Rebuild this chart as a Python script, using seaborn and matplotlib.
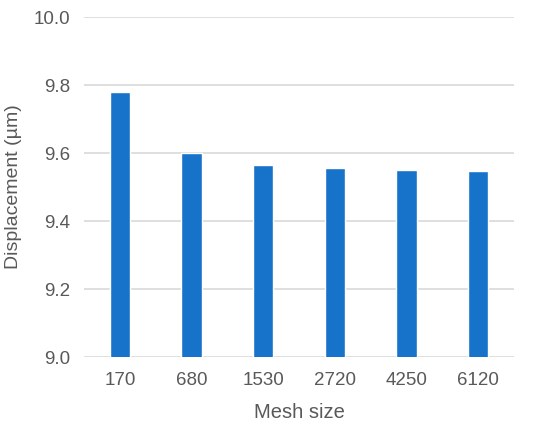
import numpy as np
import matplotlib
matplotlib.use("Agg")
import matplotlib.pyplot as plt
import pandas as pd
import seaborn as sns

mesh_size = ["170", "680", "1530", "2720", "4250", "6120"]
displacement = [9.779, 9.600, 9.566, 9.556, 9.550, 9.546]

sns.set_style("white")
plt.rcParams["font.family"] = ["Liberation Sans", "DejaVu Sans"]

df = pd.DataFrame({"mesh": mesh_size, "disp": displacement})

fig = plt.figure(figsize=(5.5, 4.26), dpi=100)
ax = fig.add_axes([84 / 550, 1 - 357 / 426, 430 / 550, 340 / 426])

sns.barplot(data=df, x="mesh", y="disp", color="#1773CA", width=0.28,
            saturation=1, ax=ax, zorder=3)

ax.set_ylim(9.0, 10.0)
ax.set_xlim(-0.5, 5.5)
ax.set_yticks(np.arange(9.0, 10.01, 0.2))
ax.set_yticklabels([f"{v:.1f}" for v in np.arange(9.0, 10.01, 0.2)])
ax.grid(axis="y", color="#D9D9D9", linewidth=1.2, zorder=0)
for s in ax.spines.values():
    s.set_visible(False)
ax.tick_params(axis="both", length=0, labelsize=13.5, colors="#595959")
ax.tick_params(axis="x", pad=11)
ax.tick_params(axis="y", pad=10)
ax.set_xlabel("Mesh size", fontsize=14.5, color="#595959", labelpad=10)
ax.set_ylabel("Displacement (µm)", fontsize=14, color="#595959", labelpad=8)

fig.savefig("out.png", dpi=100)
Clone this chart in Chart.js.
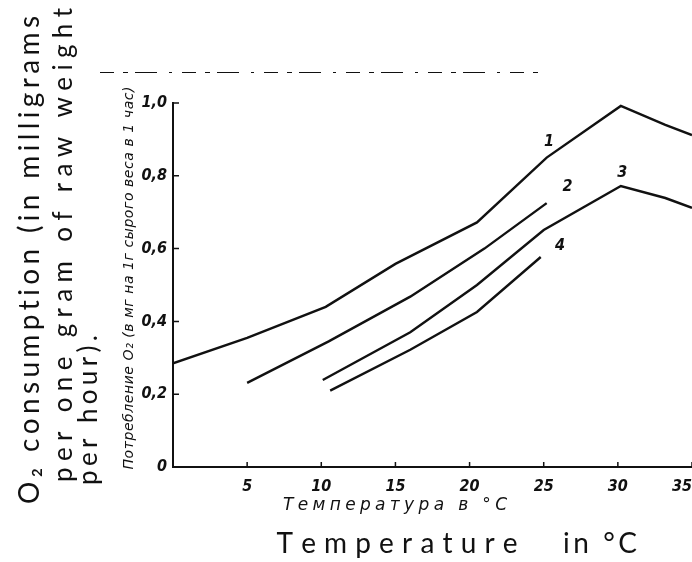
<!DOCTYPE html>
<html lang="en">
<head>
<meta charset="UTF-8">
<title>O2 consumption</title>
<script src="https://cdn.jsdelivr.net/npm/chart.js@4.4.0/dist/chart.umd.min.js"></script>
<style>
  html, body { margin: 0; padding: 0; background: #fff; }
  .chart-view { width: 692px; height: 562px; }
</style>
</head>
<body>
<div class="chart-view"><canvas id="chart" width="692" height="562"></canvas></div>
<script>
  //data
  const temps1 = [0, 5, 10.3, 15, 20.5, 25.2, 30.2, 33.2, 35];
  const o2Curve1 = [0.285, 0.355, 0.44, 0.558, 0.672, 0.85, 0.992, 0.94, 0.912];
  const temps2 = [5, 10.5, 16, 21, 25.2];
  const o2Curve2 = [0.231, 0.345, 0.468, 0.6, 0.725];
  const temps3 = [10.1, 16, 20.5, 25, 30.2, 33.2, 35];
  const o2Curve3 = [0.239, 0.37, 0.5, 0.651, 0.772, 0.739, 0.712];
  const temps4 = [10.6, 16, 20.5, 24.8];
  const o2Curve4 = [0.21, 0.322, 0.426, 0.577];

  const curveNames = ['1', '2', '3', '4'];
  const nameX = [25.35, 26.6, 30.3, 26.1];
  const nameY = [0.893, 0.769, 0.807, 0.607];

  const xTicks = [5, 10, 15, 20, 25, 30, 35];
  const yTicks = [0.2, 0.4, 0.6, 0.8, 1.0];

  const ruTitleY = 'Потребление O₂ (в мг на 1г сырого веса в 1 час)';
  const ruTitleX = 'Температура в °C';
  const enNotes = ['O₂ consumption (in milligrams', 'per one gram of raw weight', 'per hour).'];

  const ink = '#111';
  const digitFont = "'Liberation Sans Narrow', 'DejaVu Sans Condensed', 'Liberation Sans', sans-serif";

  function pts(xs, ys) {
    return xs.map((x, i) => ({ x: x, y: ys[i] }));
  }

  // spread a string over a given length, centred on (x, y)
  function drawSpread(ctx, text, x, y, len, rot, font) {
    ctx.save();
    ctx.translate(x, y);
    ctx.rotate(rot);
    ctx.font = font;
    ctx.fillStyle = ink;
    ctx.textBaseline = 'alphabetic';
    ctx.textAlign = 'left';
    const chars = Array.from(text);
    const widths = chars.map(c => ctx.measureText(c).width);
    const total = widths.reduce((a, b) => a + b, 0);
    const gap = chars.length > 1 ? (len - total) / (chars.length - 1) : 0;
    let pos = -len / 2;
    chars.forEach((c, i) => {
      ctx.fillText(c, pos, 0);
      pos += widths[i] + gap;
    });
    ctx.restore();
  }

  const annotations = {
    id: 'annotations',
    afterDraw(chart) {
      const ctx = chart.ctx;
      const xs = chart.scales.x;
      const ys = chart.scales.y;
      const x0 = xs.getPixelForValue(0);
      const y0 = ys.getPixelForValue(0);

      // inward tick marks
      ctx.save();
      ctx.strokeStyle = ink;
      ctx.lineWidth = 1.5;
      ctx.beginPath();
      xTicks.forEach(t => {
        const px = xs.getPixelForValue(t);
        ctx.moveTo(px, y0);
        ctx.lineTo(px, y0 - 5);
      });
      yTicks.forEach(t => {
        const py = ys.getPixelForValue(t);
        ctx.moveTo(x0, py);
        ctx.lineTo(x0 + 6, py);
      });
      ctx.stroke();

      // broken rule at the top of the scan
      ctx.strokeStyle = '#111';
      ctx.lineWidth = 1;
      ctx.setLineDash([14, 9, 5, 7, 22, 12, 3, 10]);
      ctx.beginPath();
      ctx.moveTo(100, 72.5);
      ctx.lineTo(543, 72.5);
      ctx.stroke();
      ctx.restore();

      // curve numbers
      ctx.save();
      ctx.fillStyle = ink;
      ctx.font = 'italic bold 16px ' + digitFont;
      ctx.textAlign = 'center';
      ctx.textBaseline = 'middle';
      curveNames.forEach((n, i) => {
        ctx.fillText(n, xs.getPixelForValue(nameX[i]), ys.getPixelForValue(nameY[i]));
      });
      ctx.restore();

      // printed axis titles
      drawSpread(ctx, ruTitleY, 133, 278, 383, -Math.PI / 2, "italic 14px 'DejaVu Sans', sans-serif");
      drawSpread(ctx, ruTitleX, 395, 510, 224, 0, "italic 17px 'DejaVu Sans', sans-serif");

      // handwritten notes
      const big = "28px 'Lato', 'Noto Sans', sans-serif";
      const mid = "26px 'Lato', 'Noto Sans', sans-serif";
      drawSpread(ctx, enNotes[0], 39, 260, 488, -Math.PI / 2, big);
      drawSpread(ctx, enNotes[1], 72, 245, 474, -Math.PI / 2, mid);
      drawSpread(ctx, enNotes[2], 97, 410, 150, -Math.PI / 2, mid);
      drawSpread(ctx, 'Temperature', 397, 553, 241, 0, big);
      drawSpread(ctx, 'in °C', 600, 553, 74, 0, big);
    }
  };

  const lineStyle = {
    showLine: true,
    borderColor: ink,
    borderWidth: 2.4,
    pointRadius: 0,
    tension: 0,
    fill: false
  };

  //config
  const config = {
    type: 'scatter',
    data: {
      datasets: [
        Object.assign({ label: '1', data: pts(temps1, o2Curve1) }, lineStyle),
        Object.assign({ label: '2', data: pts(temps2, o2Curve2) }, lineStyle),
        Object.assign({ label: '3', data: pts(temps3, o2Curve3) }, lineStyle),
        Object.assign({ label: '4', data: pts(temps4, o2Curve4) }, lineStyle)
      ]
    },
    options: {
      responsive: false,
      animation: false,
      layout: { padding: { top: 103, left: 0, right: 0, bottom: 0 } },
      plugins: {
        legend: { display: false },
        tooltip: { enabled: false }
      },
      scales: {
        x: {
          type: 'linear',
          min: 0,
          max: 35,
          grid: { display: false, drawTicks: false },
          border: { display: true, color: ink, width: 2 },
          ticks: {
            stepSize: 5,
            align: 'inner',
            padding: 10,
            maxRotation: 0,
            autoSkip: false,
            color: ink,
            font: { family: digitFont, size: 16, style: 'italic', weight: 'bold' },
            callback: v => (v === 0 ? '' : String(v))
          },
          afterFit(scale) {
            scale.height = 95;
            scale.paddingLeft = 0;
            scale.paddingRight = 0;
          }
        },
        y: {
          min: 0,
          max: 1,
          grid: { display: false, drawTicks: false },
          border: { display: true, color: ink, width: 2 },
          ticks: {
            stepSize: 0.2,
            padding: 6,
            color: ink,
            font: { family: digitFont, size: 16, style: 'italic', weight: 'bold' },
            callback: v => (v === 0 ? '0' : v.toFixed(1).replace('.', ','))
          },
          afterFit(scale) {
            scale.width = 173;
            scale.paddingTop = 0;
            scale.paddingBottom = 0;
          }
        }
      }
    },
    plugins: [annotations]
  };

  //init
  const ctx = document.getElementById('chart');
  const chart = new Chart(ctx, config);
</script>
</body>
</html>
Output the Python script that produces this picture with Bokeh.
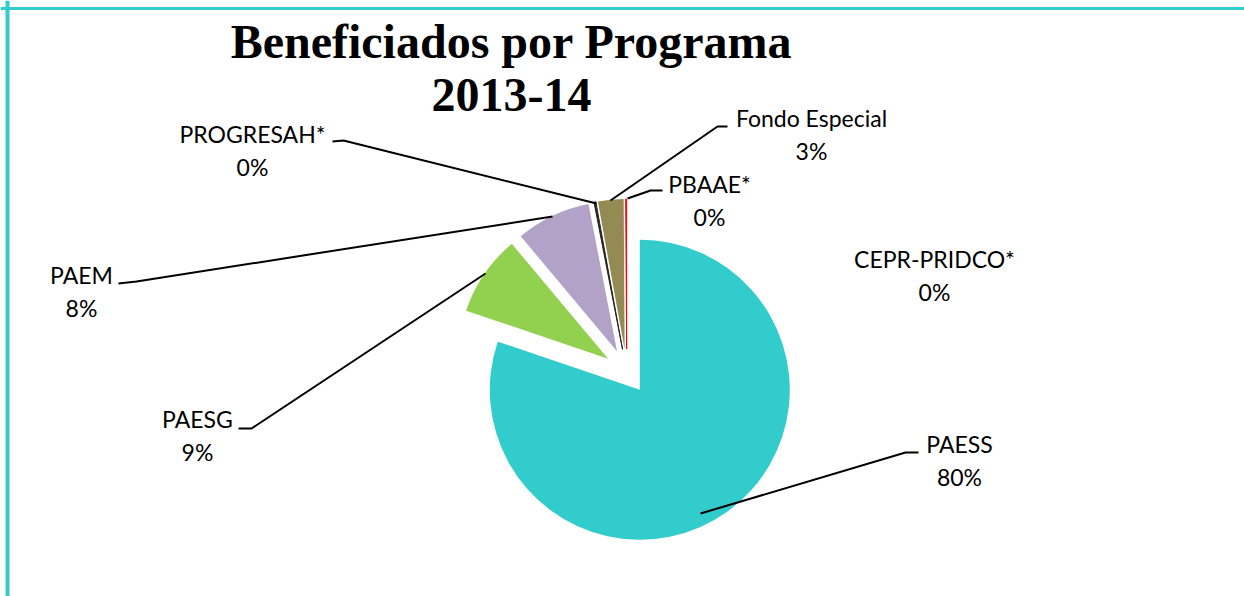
———
• **WORK REQUIRED**:
Work out how many lines in the records above contain the word "matplotlib", and reply with that number alone.

• **RESULT OF THE EXERCISE**:
4